I whispered, gently but honestly:


“This is your chance. We’re not coming back anytime soon. If you feel sad later for not doing it, I can’t fix that. You dance now, or you don’t dance; either way, you need to be OK with it.”


She lifted her head.

She stepped forward.

She danced with Mr. Noodle; awkward, joyful, brave in the way only small children can be.


Twenty years later, at age 26, she retold the story. She remembered every detail. Not the theme park, not the show: the lesson. She said she carried those words with her into adulthood:

Sometimes in life, you take the chance. You dance.


I realized that what began as a whisper in a theme park became a compass point in her life.


Moments like this invite us to look inward and consider how often we, too, stand at the edge of an opportunity, deciding whether to step back or step in.


What moments in my own life did I hesitate on, and how might things have changed if I had stepped forward?

When do we mistake protection for permission to hide?

What would it look like to tell ourselves, even now, “Dance now or never”?

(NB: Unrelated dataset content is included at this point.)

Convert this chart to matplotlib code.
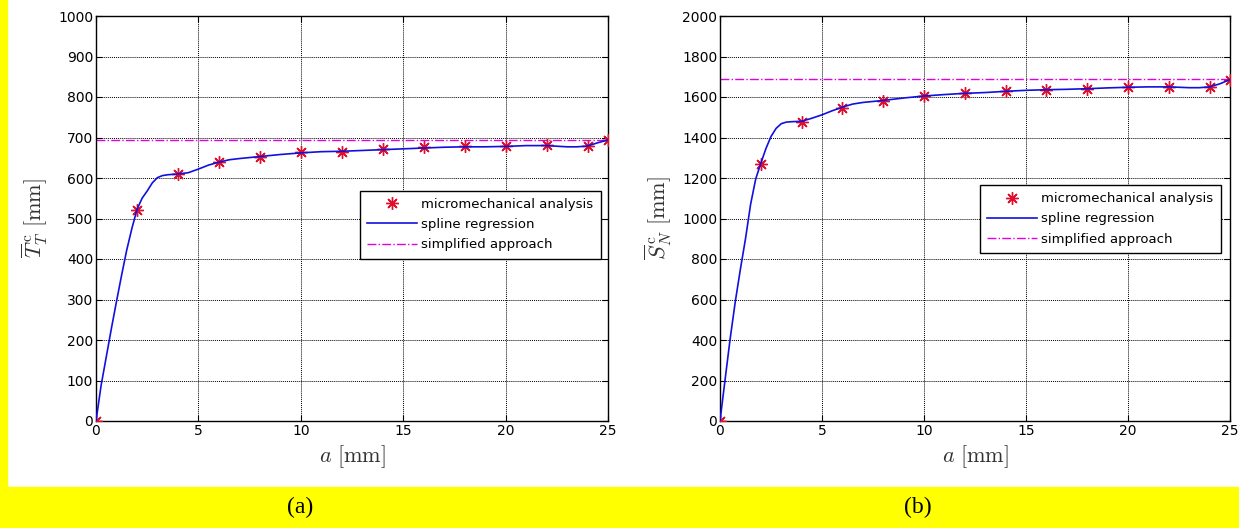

In parenting and in education, not all learning happens in classrooms. Some lessons arrive in flashes, in invitations we don’t expect and can’t recreate. Teaching children to recognize a fleeting opportunity, take a negligible risk, and trust themselves may be one of the most excellent life skills we give them.


Sometimes the lesson is for us too: Courage doesn’t always look like confidence. Sometimes it just looks like lifting your head.